Every record below should be transcribed exactly. Omit the images.

[Source code of charts]
┄┄┄┄┄┄
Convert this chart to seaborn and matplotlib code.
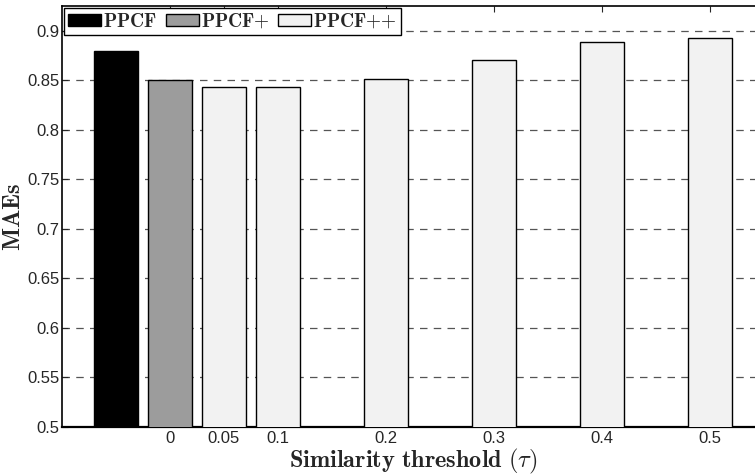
import pandas
import seaborn
import matplotlib
matplotlib.use("Agg")
import matplotlib.pyplot as pyplot

# slots on the x axis (empty ones leave a gap, like the original)
slots = ["PPCF", "0", "0.05", "0.1", "0.15", "0.2", "0.25", "0.3", "0.35", "0.4", "0.45", "0.5"]
thresholds = ["PPCF", "0", "0.05", "0.1", "0.2", "0.3", "0.4", "0.5"]
methods = ["PPCF", "PPCF+", "PPCF++", "PPCF++", "PPCF++", "PPCF++", "PPCF++", "PPCF++"]
maes = [0.880, 0.850, 0.843, 0.843, 0.851, 0.870, 0.889, 0.893]
tick_labels = ["0", "0.05", "0.1", "0.2", "0.3", "0.4", "0.5"]
yticks = [0.5, 0.55, 0.6, 0.65, 0.7, 0.75, 0.8, 0.85, 0.9]

seaborn.set_style("white")
pyplot.rcParams["font.family"] = ["Liberation Sans", "DejaVu Sans"]
pyplot.rcParams["mathtext.fontset"] = "cm"

data = pandas.DataFrame({"threshold": thresholds, "method": methods, "mae": maes})

fig = pyplot.figure(figsize=(7.55, 4.75), dpi=100)
ax = fig.add_axes([62 / 755, 48 / 475, 702 / 755, 421 / 475])

seaborn.barplot(data=data, x="threshold", y="mae", hue="method", order=slots,
                hue_order=["PPCF", "PPCF+", "PPCF++"],
                palette=["#000000", "#9c9c9c", "#f2f2f2"], dodge=False, width=0.81,
                edgecolor="black", linewidth=1.0, saturation=1, ax=ax, zorder=3)

ax.set_xlim(-1, 12)
ax.set_ylim(0.5, 0.925)
ax.set_yticks(yticks)
ax.set_yticklabels(["%g" % v for v in yticks], fontsize=12)
ax.set_xticks([slots.index(t) for t in tick_labels])
ax.set_xticklabels(tick_labels, fontsize=12)
ax.tick_params(axis="x", bottom=False, top=True, direction="in", length=4, pad=3)
ax.tick_params(axis="y", left=True, direction="in", length=4, pad=2)

ax.yaxis.grid(True, linestyle=(0, (6, 5)), color="#555555", linewidth=0.9)
ax.set_axisbelow(True)
for side in ["left", "top", "bottom"]:
    ax.spines[side].set_linewidth(1.2)
    ax.spines[side].set_color("black")
ax.spines["bottom"].set_linewidth(1.6)
ax.spines["right"].set_visible(False)

ax.set_xlabel(r"$\mathbf{Similarity\ threshold\ }(\tau)$", fontsize=17.5)
ax.xaxis.set_label_coords(0.5, -0.048)
ax.set_ylabel(r"$\mathbf{MAEs}$", fontsize=17.5)
ax.yaxis.set_label_coords(-0.052, 0.5)

handles, labels = ax.get_legend_handles_labels()
leg = ax.legend(handles, [r"$\mathbf{PPCF}$", r"$\mathbf{PPCF{+}}$", r"$\mathbf{PPCF{+}{+}}$"],
                ncol=3, loc="upper left", fontsize=14, frameon=True, fancybox=False,
                edgecolor="black", borderpad=0.2, borderaxespad=0.1, handlelength=1.7,
                handleheight=0.62, handletextpad=0.1, columnspacing=0.45)
leg.get_frame().set_linewidth(1.0)
leg.get_frame().set_alpha(1)

fig.savefig("out.png", dpi=100)
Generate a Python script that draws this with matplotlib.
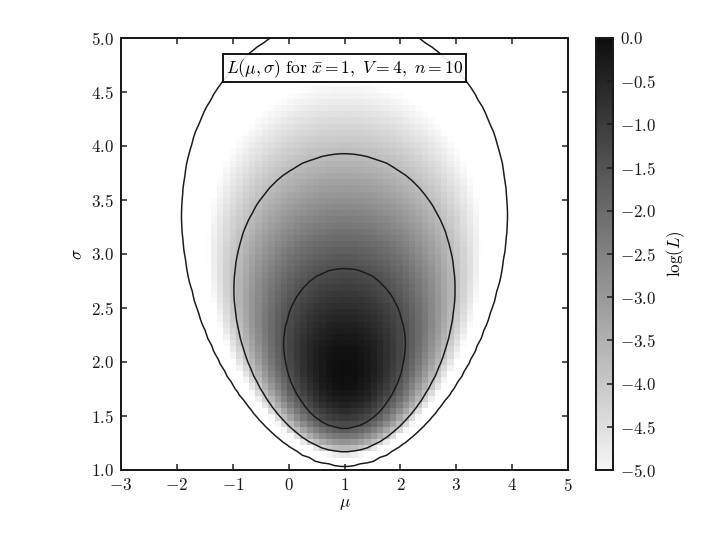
┄┄┄┄┄┄
▶ [OUTPUT BELOW]
Convert this chart to seaborn and matplotlib code.
import pandas
import seaborn
import matplotlib
matplotlib.use("Agg")
import matplotlib.pyplot as pyplot

# slots on the x axis (empty ones leave a gap, like the original)
slots = ["PPCF", "0", "0.05", "0.1", "0.15", "0.2", "0.25", "0.3", "0.35", "0.4", "0.45", "0.5"]
thresholds = ["PPCF", "0", "0.05", "0.1", "0.2", "0.3", "0.4", "0.5"]
methods = ["PPCF", "PPCF+", "PPCF++", "PPCF++", "PPCF++", "PPCF++", "PPCF++", "PPCF++"]
maes = [0.880, 0.850, 0.843, 0.843, 0.851, 0.870, 0.889, 0.893]
tick_labels = ["0", "0.05", "0.1", "0.2", "0.3", "0.4", "0.5"]
yticks = [0.5, 0.55, 0.6, 0.65, 0.7, 0.75, 0.8, 0.85, 0.9]

seaborn.set_style("white")
pyplot.rcParams["font.family"] = ["Liberation Sans", "DejaVu Sans"]
pyplot.rcParams["mathtext.fontset"] = "cm"

data = pandas.DataFrame({"threshold": thresholds, "method": methods, "mae": maes})

fig = pyplot.figure(figsize=(7.55, 4.75), dpi=100)
ax = fig.add_axes([62 / 755, 48 / 475, 702 / 755, 421 / 475])

seaborn.barplot(data=data, x="threshold", y="mae", hue="method", order=slots,
                hue_order=["PPCF", "PPCF+", "PPCF++"],
                palette=["#000000", "#9c9c9c", "#f2f2f2"], dodge=False, width=0.81,
                edgecolor="black", linewidth=1.0, saturation=1, ax=ax, zorder=3)

ax.set_xlim(-1, 12)
ax.set_ylim(0.5, 0.925)
ax.set_yticks(yticks)
ax.set_yticklabels(["%g" % v for v in yticks], fontsize=12)
ax.set_xticks([slots.index(t) for t in tick_labels])
ax.set_xticklabels(tick_labels, fontsize=12)
ax.tick_params(axis="x", bottom=False, top=True, direction="in", length=4, pad=3)
ax.tick_params(axis="y", left=True, direction="in", length=4, pad=2)

ax.yaxis.grid(True, linestyle=(0, (6, 5)), color="#555555", linewidth=0.9)
ax.set_axisbelow(True)
for side in ["left", "top", "bottom"]:
    ax.spines[side].set_linewidth(1.2)
    ax.spines[side].set_color("black")
ax.spines["bottom"].set_linewidth(1.6)
ax.spines["right"].set_visible(False)

ax.set_xlabel(r"$\mathbf{Similarity\ threshold\ }(\tau)$", fontsize=17.5)
ax.xaxis.set_label_coords(0.5, -0.048)
ax.set_ylabel(r"$\mathbf{MAEs}$", fontsize=17.5)
ax.yaxis.set_label_coords(-0.052, 0.5)

handles, labels = ax.get_legend_handles_labels()
leg = ax.legend(handles, [r"$\mathbf{PPCF}$", r"$\mathbf{PPCF{+}}$", r"$\mathbf{PPCF{+}{+}}$"],
                ncol=3, loc="upper left", fontsize=14, frameon=True, fancybox=False,
                edgecolor="black", borderpad=0.2, borderaxespad=0.1, handlelength=1.7,
                handleheight=0.62, handletextpad=0.1, columnspacing=0.45)
leg.get_frame().set_linewidth(1.0)
leg.get_frame().set_alpha(1)

fig.savefig("out.png", dpi=100)
Generate a Python script that draws this with matplotlib.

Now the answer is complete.